→ EXERCISE DESCRIPTION: Leave out the pictures and restate the rest of the data exactly.

→ DATASET EXCERPT:
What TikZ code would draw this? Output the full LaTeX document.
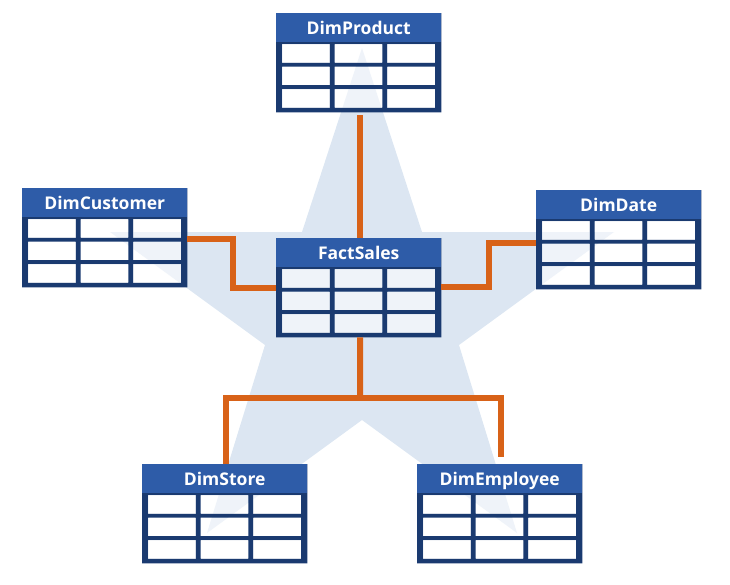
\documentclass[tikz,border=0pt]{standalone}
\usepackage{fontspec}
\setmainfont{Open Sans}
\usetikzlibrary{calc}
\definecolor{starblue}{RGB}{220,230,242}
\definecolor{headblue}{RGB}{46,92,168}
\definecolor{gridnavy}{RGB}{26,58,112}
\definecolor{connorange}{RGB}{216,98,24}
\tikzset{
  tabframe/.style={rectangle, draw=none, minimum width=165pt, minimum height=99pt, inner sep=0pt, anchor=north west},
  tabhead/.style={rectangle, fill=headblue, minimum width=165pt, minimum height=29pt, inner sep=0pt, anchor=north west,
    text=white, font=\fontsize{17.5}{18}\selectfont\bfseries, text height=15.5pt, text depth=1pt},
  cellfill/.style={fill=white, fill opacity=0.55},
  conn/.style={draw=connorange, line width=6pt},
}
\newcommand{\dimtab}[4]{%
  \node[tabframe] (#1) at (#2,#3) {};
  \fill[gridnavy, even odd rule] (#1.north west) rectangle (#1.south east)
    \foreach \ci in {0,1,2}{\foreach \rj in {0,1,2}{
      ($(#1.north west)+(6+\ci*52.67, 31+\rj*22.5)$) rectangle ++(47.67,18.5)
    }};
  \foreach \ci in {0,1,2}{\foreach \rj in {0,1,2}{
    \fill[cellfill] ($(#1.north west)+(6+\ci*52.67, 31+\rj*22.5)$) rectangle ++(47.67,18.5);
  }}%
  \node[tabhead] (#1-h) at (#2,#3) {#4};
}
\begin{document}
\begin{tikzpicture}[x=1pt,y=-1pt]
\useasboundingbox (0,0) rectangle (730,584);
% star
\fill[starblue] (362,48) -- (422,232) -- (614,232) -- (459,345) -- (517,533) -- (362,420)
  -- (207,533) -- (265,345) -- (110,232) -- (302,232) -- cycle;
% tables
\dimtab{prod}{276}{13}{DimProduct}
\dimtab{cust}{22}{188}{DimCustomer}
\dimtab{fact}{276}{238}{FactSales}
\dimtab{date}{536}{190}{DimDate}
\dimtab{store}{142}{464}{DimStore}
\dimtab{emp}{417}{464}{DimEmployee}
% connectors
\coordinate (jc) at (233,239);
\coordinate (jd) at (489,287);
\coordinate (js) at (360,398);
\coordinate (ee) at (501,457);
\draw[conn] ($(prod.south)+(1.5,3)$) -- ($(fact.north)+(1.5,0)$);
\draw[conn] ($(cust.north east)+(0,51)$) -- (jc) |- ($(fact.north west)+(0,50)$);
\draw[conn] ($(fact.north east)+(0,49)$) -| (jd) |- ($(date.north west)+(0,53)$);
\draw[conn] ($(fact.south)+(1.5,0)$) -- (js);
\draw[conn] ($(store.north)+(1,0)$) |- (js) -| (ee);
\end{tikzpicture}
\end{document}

→ RESPONSE TO THE TASK:
What TikZ code would draw this? Output the full LaTeX document.
\documentclass[tikz,border=0pt]{standalone}
\usepackage{fontspec}
\setmainfont{Open Sans}
\usetikzlibrary{calc}
\definecolor{starblue}{RGB}{220,230,242}
\definecolor{headblue}{RGB}{46,92,168}
\definecolor{gridnavy}{RGB}{26,58,112}
\definecolor{connorange}{RGB}{216,98,24}
\tikzset{
  tabframe/.style={rectangle, draw=none, minimum width=165pt, minimum height=99pt, inner sep=0pt, anchor=north west},
  tabhead/.style={rectangle, fill=headblue, minimum width=165pt, minimum height=29pt, inner sep=0pt, anchor=north west,
    text=white, font=\fontsize{17.5}{18}\selectfont\bfseries, text height=15.5pt, text depth=1pt},
  cellfill/.style={fill=white, fill opacity=0.55},
  conn/.style={draw=connorange, line width=6pt},
}
\newcommand{\dimtab}[4]{%
  \node[tabframe] (#1) at (#2,#3) {};
  \fill[gridnavy, even odd rule] (#1.north west) rectangle (#1.south east)
    \foreach \ci in {0,1,2}{\foreach \rj in {0,1,2}{
      ($(#1.north west)+(6+\ci*52.67, 31+\rj*22.5)$) rectangle ++(47.67,18.5)
    }};
  \foreach \ci in {0,1,2}{\foreach \rj in {0,1,2}{
    \fill[cellfill] ($(#1.north west)+(6+\ci*52.67, 31+\rj*22.5)$) rectangle ++(47.67,18.5);
  }}%
  \node[tabhead] (#1-h) at (#2,#3) {#4};
}
\begin{document}
\begin{tikzpicture}[x=1pt,y=-1pt]
\useasboundingbox (0,0) rectangle (730,584);
% star
\fill[starblue] (362,48) -- (422,232) -- (614,232) -- (459,345) -- (517,533) -- (362,420)
  -- (207,533) -- (265,345) -- (110,232) -- (302,232) -- cycle;
% tables
\dimtab{prod}{276}{13}{DimProduct}
\dimtab{cust}{22}{188}{DimCustomer}
\dimtab{fact}{276}{238}{FactSales}
\dimtab{date}{536}{190}{DimDate}
\dimtab{store}{142}{464}{DimStore}
\dimtab{emp}{417}{464}{DimEmployee}
% connectors
\coordinate (jc) at (233,239);
\coordinate (jd) at (489,287);
\coordinate (js) at (360,398);
\coordinate (ee) at (501,457);
\draw[conn] ($(prod.south)+(1.5,3)$) -- ($(fact.north)+(1.5,0)$);
\draw[conn] ($(cust.north east)+(0,51)$) -- (jc) |- ($(fact.north west)+(0,50)$);
\draw[conn] ($(fact.north east)+(0,49)$) -| (jd) |- ($(date.north west)+(0,53)$);
\draw[conn] ($(fact.south)+(1.5,0)$) -- (js);
\draw[conn] ($(store.north)+(1,0)$) |- (js) -| (ee);
\end{tikzpicture}
\end{document}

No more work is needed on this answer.